WHAT YOU ARE ASKED TO DO: The data below should be printed in full, exactly, and without any of its images.

# # #

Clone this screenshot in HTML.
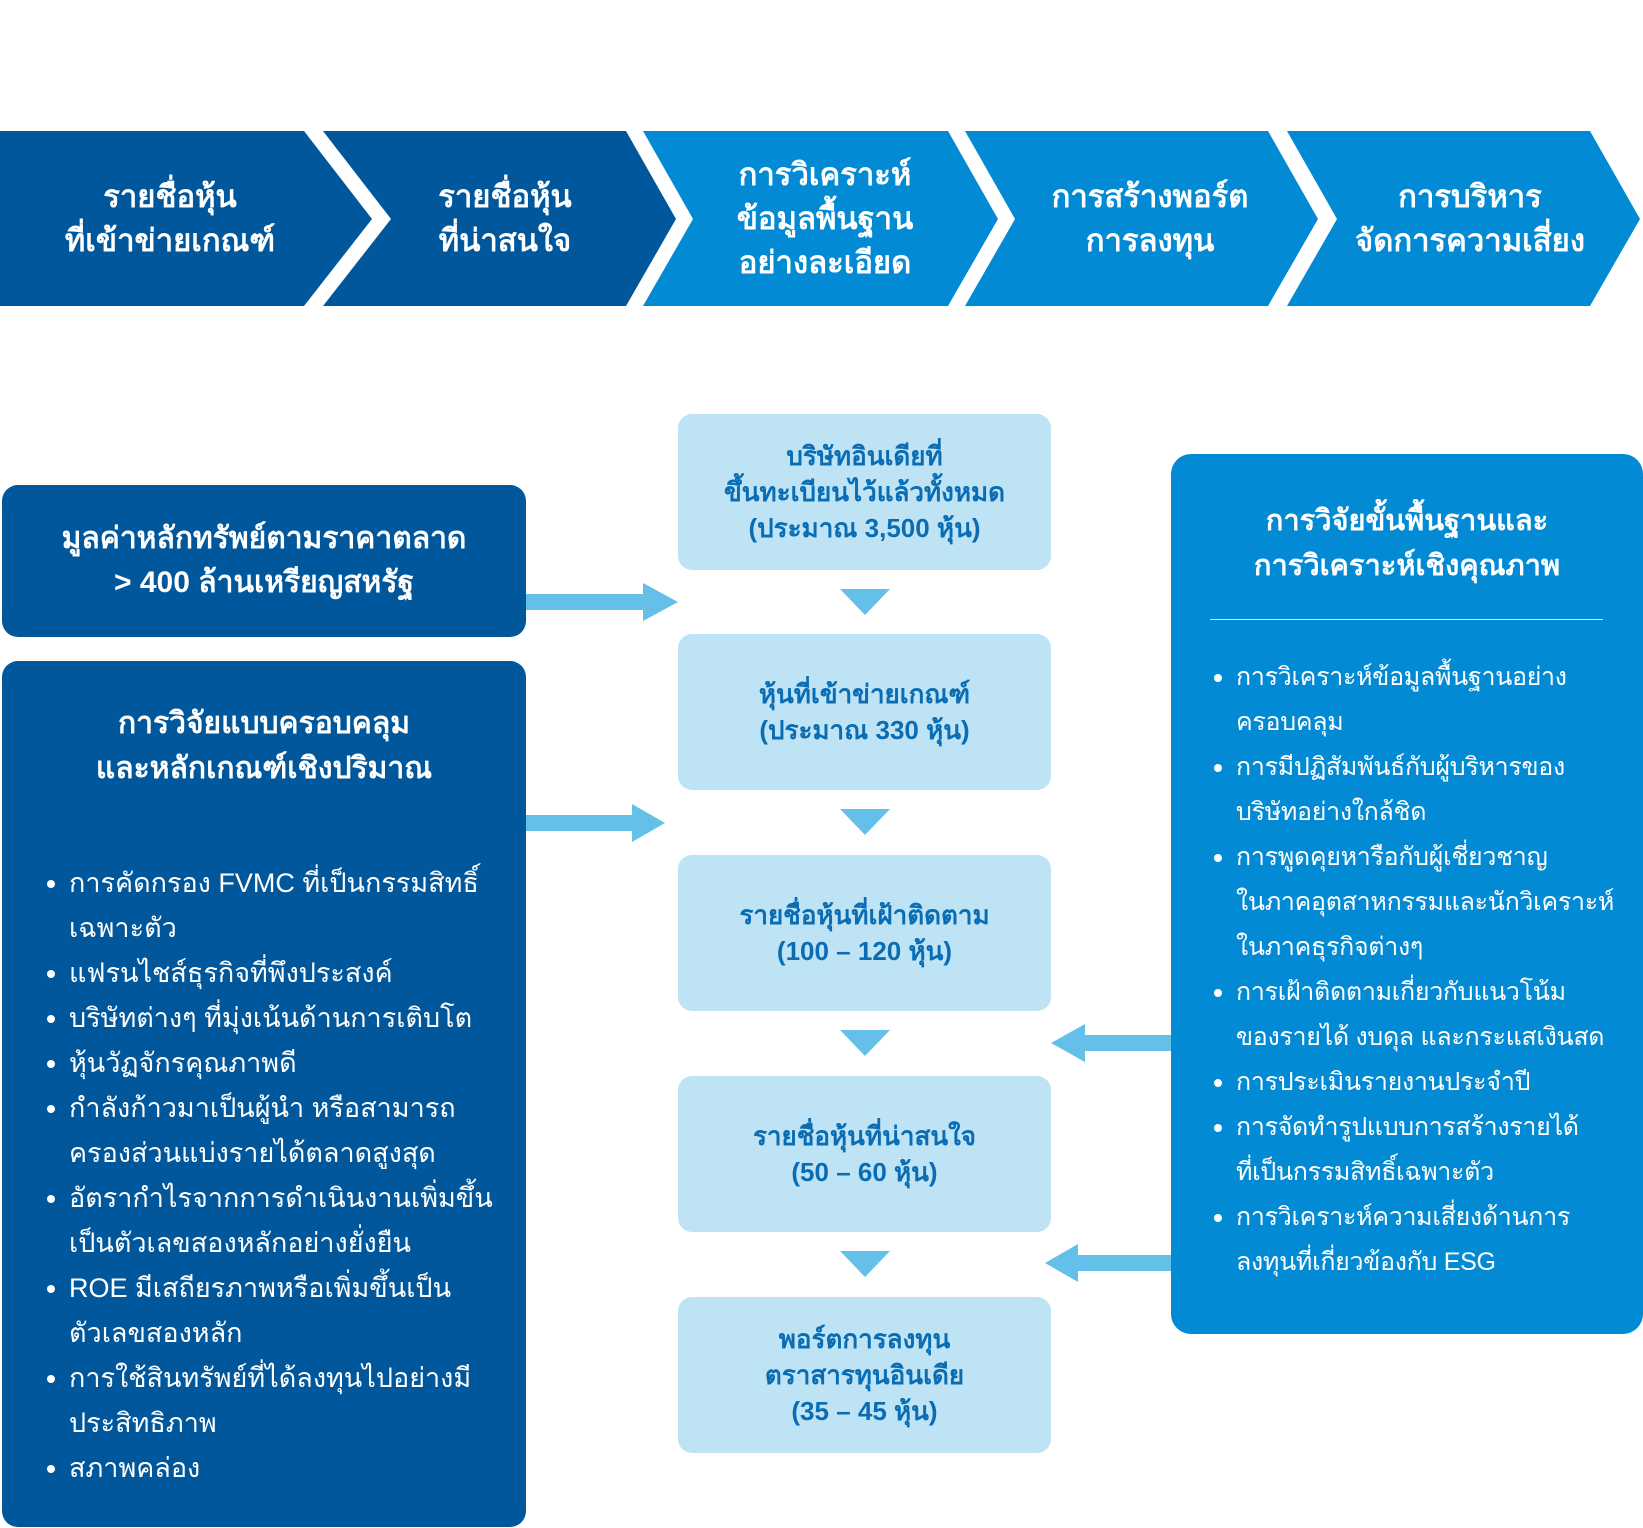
<!DOCTYPE html>
<html><head><meta charset="utf-8"><style>
body{margin:0;width:1643px;height:1528px;background:#fff;position:relative;overflow:hidden;font-family:"Liberation Sans",sans-serif}
.a{position:absolute}
.ct{position:absolute;color:#fff;font-weight:bold;font-size:31px;text-align:center;line-height:44px;display:flex;align-items:center;justify-content:center}
.cb{position:absolute;left:678px;width:373px;height:156px;background:#bde3f5;border-radius:14px;color:#0a6db4;font-weight:bold;font-size:26px;line-height:36px;text-align:center;display:flex;align-items:center;justify-content:center}
ul{margin:0;padding:0;list-style:none}
li{position:relative;padding-left:22px;font-size:27px;line-height:45px;color:#fff;white-space:nowrap}
li:before{content:"";position:absolute;left:0;top:19px;width:8px;height:8px;border-radius:50%;background:#fff}
.r li{font-size:25px;letter-spacing:-0.3px}
</style></head><body>
<svg class="a" style="left:0;top:0" width="1643" height="1528">
<polygon points="0,131 304,131 372,219 304,306 0,306" fill="#01579b"/>
<polygon points="323,131 626,131 676,219 626,306 323,306 391,219" fill="#01579b"/>
<polygon points="643,131 948,131 998,219 948,306 643,306 693,219" fill="#028bd4"/>
<polygon points="965,131 1268,131 1318,219 1268,306 965,306 1015,219" fill="#028bd4"/>
<polygon points="1287,131 1590,131 1640,219 1590,306 1287,306 1337,219" fill="#028bd4"/>
<g fill="#64c0e8">
<rect x="526" y="594" width="122" height="16"/><polygon points="643,583 678,602 643,621"/>
<rect x="526" y="815" width="110" height="16"/><polygon points="632,804 665,823 632,842"/>
<rect x="1085" y="1035" width="86" height="16"/><polygon points="1085,1024 1051,1043 1085,1062"/>
<rect x="1078" y="1255" width="93" height="16"/><polygon points="1078,1244 1045,1263 1078,1282"/>
<polygon points="840,589 890,589 865,615"/>
<polygon points="840,809 890,809 865,835"/>
<polygon points="840,1030 890,1030 865,1056"/>
<polygon points="840,1251 890,1251 865,1277"/>
</g>
</svg>
<div class="ct" style="left:20px;top:131px;width:300px;height:175px">รายชื่อหุ้น<br>ที่เข้าข่ายเกณฑ์</div>
<div class="ct" style="left:360px;top:131px;width:290px;height:175px">รายชื่อหุ้น<br>ที่น่าสนใจ</div>
<div class="ct" style="left:680px;top:131px;width:290px;height:175px">การวิเคราะห์<br>ข้อมูลพื้นฐาน<br>อย่างละเอียด</div>
<div class="ct" style="left:1000px;top:131px;width:300px;height:175px">การสร้างพอร์ต<br>การลงทุน</div>
<div class="ct" style="left:1320px;top:131px;width:300px;height:175px">การบริหาร<br>จัดการความเสี่ยง</div>

<div class="a" style="left:2px;top:485px;width:524px;height:152px;background:#01579b;border-radius:16px;color:#fff;font-weight:bold;font-size:30px;line-height:44px;text-align:center;display:flex;align-items:center;justify-content:center">มูลค่าหลักทรัพย์ตามราคาตลาด<br>&gt; 400 ล้านเหรียญสหรัฐ</div>
<div class="a" style="left:2px;top:661px;width:524px;height:866px;background:#01579b;border-radius:16px">
<div style="position:absolute;top:40px;width:100%;text-align:center;color:#fff;font-weight:bold;font-size:30px;line-height:45px">การวิจัยแบบครอบคลุม<br>และหลักเกณฑ์เชิงปริมาณ</div>
<ul style="position:absolute;left:45px;top:200px;width:470px">
<li>การคัดกรอง FVMC ที่เป็นกรรมสิทธิ์<br>เฉพาะตัว</li><li>แฟรนไชส์ธุรกิจที่พึงประสงค์</li><li>บริษัทต่างๆ ที่มุ่งเน้นด้านการเติบโต</li><li>หุ้นวัฏจักรคุณภาพดี</li><li>กำลังก้าวมาเป็นผู้นำ หรือสามารถ<br>ครองส่วนแบ่งรายได้ตลาดสูงสุด</li><li>อัตรากำไรจากการดำเนินงานเพิ่มขึ้น<br>เป็นตัวเลขสองหลักอย่างยั่งยืน</li><li>ROE มีเสถียรภาพหรือเพิ่มขึ้นเป็น<br>ตัวเลขสองหลัก</li><li>การใช้สินทรัพย์ที่ได้ลงทุนไปอย่างมี<br>ประสิทธิภาพ</li><li>สภาพคล่อง</li>
</ul></div>

<div class="cb" style="top:414px">บริษัทอินเดียที่<br>ขึ้นทะเบียนไว้แล้วทั้งหมด<br>(ประมาณ 3,500 หุ้น)</div>
<div class="cb" style="top:634px">หุ้นที่เข้าข่ายเกณฑ์<br>(ประมาณ 330 หุ้น)</div>
<div class="cb" style="top:855px">รายชื่อหุ้นที่เฝ้าติดตาม<br>(100 – 120 หุ้น)</div>
<div class="cb" style="top:1076px">รายชื่อหุ้นที่น่าสนใจ<br>(50 – 60 หุ้น)</div>
<div class="cb" style="top:1297px">พอร์ตการลงทุน<br>ตราสารทุนอินเดีย<br>(35 – 45 หุ้น)</div>

<div class="a" style="left:1171px;top:454px;width:472px;height:880px;background:#028bd4;border-radius:20px">
<div style="position:absolute;top:45px;width:100%;text-align:center;color:#fff;font-weight:bold;font-size:29px;line-height:45px">การวิจัยขั้นพื้นฐานและ<br>การวิเคราะห์เชิงคุณภาพ</div>
<div style="position:absolute;left:39px;top:165px;width:393px;height:1px;background:#cfe9f7"></div>
<ul class="r" style="position:absolute;left:43px;top:201px;width:425px">
<li>การวิเคราะห์ข้อมูลพื้นฐานอย่าง<br>ครอบคลุม</li><li>การมีปฏิสัมพันธ์กับผู้บริหารของ<br>บริษัทอย่างใกล้ชิด</li><li>การพูดคุยหารือกับผู้เชี่ยวชาญ<br>ในภาคอุตสาหกรรมและนักวิเคราะห์<br>ในภาคธุรกิจต่างๆ</li><li>การเฝ้าติดตามเกี่ยวกับแนวโน้ม<br>ของรายได้ งบดุล และกระแสเงินสด</li><li>การประเมินรายงานประจำปี</li><li>การจัดทำรูปแบบการสร้างรายได้<br>ที่เป็นกรรมสิทธิ์เฉพาะตัว</li><li>การวิเคราะห์ความเสี่ยงด้านการ<br>ลงทุนที่เกี่ยวข้องกับ ESG</li>
</ul></div>
</body></html>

# # #

EXERCISE SOLUTION:
Clone this screenshot in HTML.
<!DOCTYPE html>
<html><head><meta charset="utf-8"><style>
body{margin:0;width:1643px;height:1528px;background:#fff;position:relative;overflow:hidden;font-family:"Liberation Sans",sans-serif}
.a{position:absolute}
.ct{position:absolute;color:#fff;font-weight:bold;font-size:31px;text-align:center;line-height:44px;display:flex;align-items:center;justify-content:center}
.cb{position:absolute;left:678px;width:373px;height:156px;background:#bde3f5;border-radius:14px;color:#0a6db4;font-weight:bold;font-size:26px;line-height:36px;text-align:center;display:flex;align-items:center;justify-content:center}
ul{margin:0;padding:0;list-style:none}
li{position:relative;padding-left:22px;font-size:27px;line-height:45px;color:#fff;white-space:nowrap}
li:before{content:"";position:absolute;left:0;top:19px;width:8px;height:8px;border-radius:50%;background:#fff}
.r li{font-size:25px;letter-spacing:-0.3px}
</style></head><body>
<svg class="a" style="left:0;top:0" width="1643" height="1528">
<polygon points="0,131 304,131 372,219 304,306 0,306" fill="#01579b"/>
<polygon points="323,131 626,131 676,219 626,306 323,306 391,219" fill="#01579b"/>
<polygon points="643,131 948,131 998,219 948,306 643,306 693,219" fill="#028bd4"/>
<polygon points="965,131 1268,131 1318,219 1268,306 965,306 1015,219" fill="#028bd4"/>
<polygon points="1287,131 1590,131 1640,219 1590,306 1287,306 1337,219" fill="#028bd4"/>
<g fill="#64c0e8">
<rect x="526" y="594" width="122" height="16"/><polygon points="643,583 678,602 643,621"/>
<rect x="526" y="815" width="110" height="16"/><polygon points="632,804 665,823 632,842"/>
<rect x="1085" y="1035" width="86" height="16"/><polygon points="1085,1024 1051,1043 1085,1062"/>
<rect x="1078" y="1255" width="93" height="16"/><polygon points="1078,1244 1045,1263 1078,1282"/>
<polygon points="840,589 890,589 865,615"/>
<polygon points="840,809 890,809 865,835"/>
<polygon points="840,1030 890,1030 865,1056"/>
<polygon points="840,1251 890,1251 865,1277"/>
</g>
</svg>
<div class="ct" style="left:20px;top:131px;width:300px;height:175px">รายชื่อหุ้น<br>ที่เข้าข่ายเกณฑ์</div>
<div class="ct" style="left:360px;top:131px;width:290px;height:175px">รายชื่อหุ้น<br>ที่น่าสนใจ</div>
<div class="ct" style="left:680px;top:131px;width:290px;height:175px">การวิเคราะห์<br>ข้อมูลพื้นฐาน<br>อย่างละเอียด</div>
<div class="ct" style="left:1000px;top:131px;width:300px;height:175px">การสร้างพอร์ต<br>การลงทุน</div>
<div class="ct" style="left:1320px;top:131px;width:300px;height:175px">การบริหาร<br>จัดการความเสี่ยง</div>

<div class="a" style="left:2px;top:485px;width:524px;height:152px;background:#01579b;border-radius:16px;color:#fff;font-weight:bold;font-size:30px;line-height:44px;text-align:center;display:flex;align-items:center;justify-content:center">มูลค่าหลักทรัพย์ตามราคาตลาด<br>&gt; 400 ล้านเหรียญสหรัฐ</div>
<div class="a" style="left:2px;top:661px;width:524px;height:866px;background:#01579b;border-radius:16px">
<div style="position:absolute;top:40px;width:100%;text-align:center;color:#fff;font-weight:bold;font-size:30px;line-height:45px">การวิจัยแบบครอบคลุม<br>และหลักเกณฑ์เชิงปริมาณ</div>
<ul style="position:absolute;left:45px;top:200px;width:470px">
<li>การคัดกรอง FVMC ที่เป็นกรรมสิทธิ์<br>เฉพาะตัว</li><li>แฟรนไชส์ธุรกิจที่พึงประสงค์</li><li>บริษัทต่างๆ ที่มุ่งเน้นด้านการเติบโต</li><li>หุ้นวัฏจักรคุณภาพดี</li><li>กำลังก้าวมาเป็นผู้นำ หรือสามารถ<br>ครองส่วนแบ่งรายได้ตลาดสูงสุด</li><li>อัตรากำไรจากการดำเนินงานเพิ่มขึ้น<br>เป็นตัวเลขสองหลักอย่างยั่งยืน</li><li>ROE มีเสถียรภาพหรือเพิ่มขึ้นเป็น<br>ตัวเลขสองหลัก</li><li>การใช้สินทรัพย์ที่ได้ลงทุนไปอย่างมี<br>ประสิทธิภาพ</li><li>สภาพคล่อง</li>
</ul></div>

<div class="cb" style="top:414px">บริษัทอินเดียที่<br>ขึ้นทะเบียนไว้แล้วทั้งหมด<br>(ประมาณ 3,500 หุ้น)</div>
<div class="cb" style="top:634px">หุ้นที่เข้าข่ายเกณฑ์<br>(ประมาณ 330 หุ้น)</div>
<div class="cb" style="top:855px">รายชื่อหุ้นที่เฝ้าติดตาม<br>(100 – 120 หุ้น)</div>
<div class="cb" style="top:1076px">รายชื่อหุ้นที่น่าสนใจ<br>(50 – 60 หุ้น)</div>
<div class="cb" style="top:1297px">พอร์ตการลงทุน<br>ตราสารทุนอินเดีย<br>(35 – 45 หุ้น)</div>

<div class="a" style="left:1171px;top:454px;width:472px;height:880px;background:#028bd4;border-radius:20px">
<div style="position:absolute;top:45px;width:100%;text-align:center;color:#fff;font-weight:bold;font-size:29px;line-height:45px">การวิจัยขั้นพื้นฐานและ<br>การวิเคราะห์เชิงคุณภาพ</div>
<div style="position:absolute;left:39px;top:165px;width:393px;height:1px;background:#cfe9f7"></div>
<ul class="r" style="position:absolute;left:43px;top:201px;width:425px">
<li>การวิเคราะห์ข้อมูลพื้นฐานอย่าง<br>ครอบคลุม</li><li>การมีปฏิสัมพันธ์กับผู้บริหารของ<br>บริษัทอย่างใกล้ชิด</li><li>การพูดคุยหารือกับผู้เชี่ยวชาญ<br>ในภาคอุตสาหกรรมและนักวิเคราะห์<br>ในภาคธุรกิจต่างๆ</li><li>การเฝ้าติดตามเกี่ยวกับแนวโน้ม<br>ของรายได้ งบดุล และกระแสเงินสด</li><li>การประเมินรายงานประจำปี</li><li>การจัดทำรูปแบบการสร้างรายได้<br>ที่เป็นกรรมสิทธิ์เฉพาะตัว</li><li>การวิเคราะห์ความเสี่ยงด้านการ<br>ลงทุนที่เกี่ยวข้องกับ ESG</li>
</ul></div>
</body></html>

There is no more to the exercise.